◆ Supplied material
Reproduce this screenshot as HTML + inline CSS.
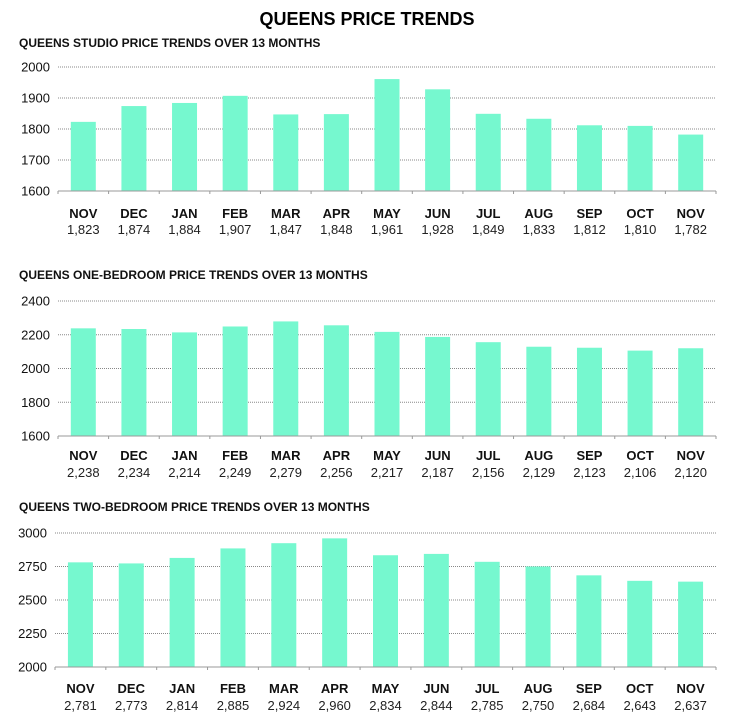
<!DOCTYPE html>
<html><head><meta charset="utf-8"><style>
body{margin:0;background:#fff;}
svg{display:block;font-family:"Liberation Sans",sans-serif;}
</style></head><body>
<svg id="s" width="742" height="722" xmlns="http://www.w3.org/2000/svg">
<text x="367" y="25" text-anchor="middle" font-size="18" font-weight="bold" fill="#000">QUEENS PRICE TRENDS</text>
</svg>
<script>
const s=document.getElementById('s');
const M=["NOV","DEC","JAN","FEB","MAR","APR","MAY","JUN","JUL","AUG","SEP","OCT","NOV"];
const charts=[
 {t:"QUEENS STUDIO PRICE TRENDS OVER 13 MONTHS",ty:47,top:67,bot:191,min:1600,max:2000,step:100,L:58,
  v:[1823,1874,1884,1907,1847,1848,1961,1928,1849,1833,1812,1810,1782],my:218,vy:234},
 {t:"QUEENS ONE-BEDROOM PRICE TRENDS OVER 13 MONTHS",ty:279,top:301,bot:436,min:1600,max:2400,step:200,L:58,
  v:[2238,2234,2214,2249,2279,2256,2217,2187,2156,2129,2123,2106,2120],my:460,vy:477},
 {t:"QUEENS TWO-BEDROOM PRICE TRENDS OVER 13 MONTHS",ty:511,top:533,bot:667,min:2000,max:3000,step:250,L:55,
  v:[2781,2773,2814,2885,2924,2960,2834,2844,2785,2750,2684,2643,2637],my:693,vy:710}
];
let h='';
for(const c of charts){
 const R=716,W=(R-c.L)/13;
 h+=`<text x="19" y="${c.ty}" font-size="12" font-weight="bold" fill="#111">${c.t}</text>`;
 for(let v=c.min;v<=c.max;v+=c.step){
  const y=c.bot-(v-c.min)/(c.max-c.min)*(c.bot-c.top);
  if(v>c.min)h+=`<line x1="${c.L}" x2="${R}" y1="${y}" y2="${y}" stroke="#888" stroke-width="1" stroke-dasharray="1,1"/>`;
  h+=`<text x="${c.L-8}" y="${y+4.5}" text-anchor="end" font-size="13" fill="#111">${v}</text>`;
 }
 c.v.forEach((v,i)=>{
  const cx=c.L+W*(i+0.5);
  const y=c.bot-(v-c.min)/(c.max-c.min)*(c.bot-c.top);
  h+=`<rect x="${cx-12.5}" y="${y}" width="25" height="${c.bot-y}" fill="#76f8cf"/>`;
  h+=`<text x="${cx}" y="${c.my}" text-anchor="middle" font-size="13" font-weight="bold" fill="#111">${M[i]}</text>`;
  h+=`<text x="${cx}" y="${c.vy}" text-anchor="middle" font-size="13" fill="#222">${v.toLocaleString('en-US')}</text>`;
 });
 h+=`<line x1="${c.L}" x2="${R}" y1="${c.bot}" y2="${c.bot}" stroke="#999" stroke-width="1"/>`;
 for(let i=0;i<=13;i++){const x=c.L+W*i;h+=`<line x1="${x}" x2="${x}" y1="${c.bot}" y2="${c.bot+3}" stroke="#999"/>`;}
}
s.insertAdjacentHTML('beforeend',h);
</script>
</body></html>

◆ Written exercise
Without the pictures, copy the material exactly as given.

◆ Answer for this exercise
Reproduce this screenshot as HTML + inline CSS.
<!DOCTYPE html>
<html><head><meta charset="utf-8"><style>
body{margin:0;background:#fff;}
svg{display:block;font-family:"Liberation Sans",sans-serif;}
</style></head><body>
<svg id="s" width="742" height="722" xmlns="http://www.w3.org/2000/svg">
<text x="367" y="25" text-anchor="middle" font-size="18" font-weight="bold" fill="#000">QUEENS PRICE TRENDS</text>
</svg>
<script>
const s=document.getElementById('s');
const M=["NOV","DEC","JAN","FEB","MAR","APR","MAY","JUN","JUL","AUG","SEP","OCT","NOV"];
const charts=[
 {t:"QUEENS STUDIO PRICE TRENDS OVER 13 MONTHS",ty:47,top:67,bot:191,min:1600,max:2000,step:100,L:58,
  v:[1823,1874,1884,1907,1847,1848,1961,1928,1849,1833,1812,1810,1782],my:218,vy:234},
 {t:"QUEENS ONE-BEDROOM PRICE TRENDS OVER 13 MONTHS",ty:279,top:301,bot:436,min:1600,max:2400,step:200,L:58,
  v:[2238,2234,2214,2249,2279,2256,2217,2187,2156,2129,2123,2106,2120],my:460,vy:477},
 {t:"QUEENS TWO-BEDROOM PRICE TRENDS OVER 13 MONTHS",ty:511,top:533,bot:667,min:2000,max:3000,step:250,L:55,
  v:[2781,2773,2814,2885,2924,2960,2834,2844,2785,2750,2684,2643,2637],my:693,vy:710}
];
let h='';
for(const c of charts){
 const R=716,W=(R-c.L)/13;
 h+=`<text x="19" y="${c.ty}" font-size="12" font-weight="bold" fill="#111">${c.t}</text>`;
 for(let v=c.min;v<=c.max;v+=c.step){
  const y=c.bot-(v-c.min)/(c.max-c.min)*(c.bot-c.top);
  if(v>c.min)h+=`<line x1="${c.L}" x2="${R}" y1="${y}" y2="${y}" stroke="#888" stroke-width="1" stroke-dasharray="1,1"/>`;
  h+=`<text x="${c.L-8}" y="${y+4.5}" text-anchor="end" font-size="13" fill="#111">${v}</text>`;
 }
 c.v.forEach((v,i)=>{
  const cx=c.L+W*(i+0.5);
  const y=c.bot-(v-c.min)/(c.max-c.min)*(c.bot-c.top);
  h+=`<rect x="${cx-12.5}" y="${y}" width="25" height="${c.bot-y}" fill="#76f8cf"/>`;
  h+=`<text x="${cx}" y="${c.my}" text-anchor="middle" font-size="13" font-weight="bold" fill="#111">${M[i]}</text>`;
  h+=`<text x="${cx}" y="${c.vy}" text-anchor="middle" font-size="13" fill="#222">${v.toLocaleString('en-US')}</text>`;
 });
 h+=`<line x1="${c.L}" x2="${R}" y1="${c.bot}" y2="${c.bot}" stroke="#999" stroke-width="1"/>`;
 for(let i=0;i<=13;i++){const x=c.L+W*i;h+=`<line x1="${x}" x2="${x}" y1="${c.bot}" y2="${c.bot+3}" stroke="#999"/>`;}
}
s.insertAdjacentHTML('beforeend',h);
</script>
</body></html>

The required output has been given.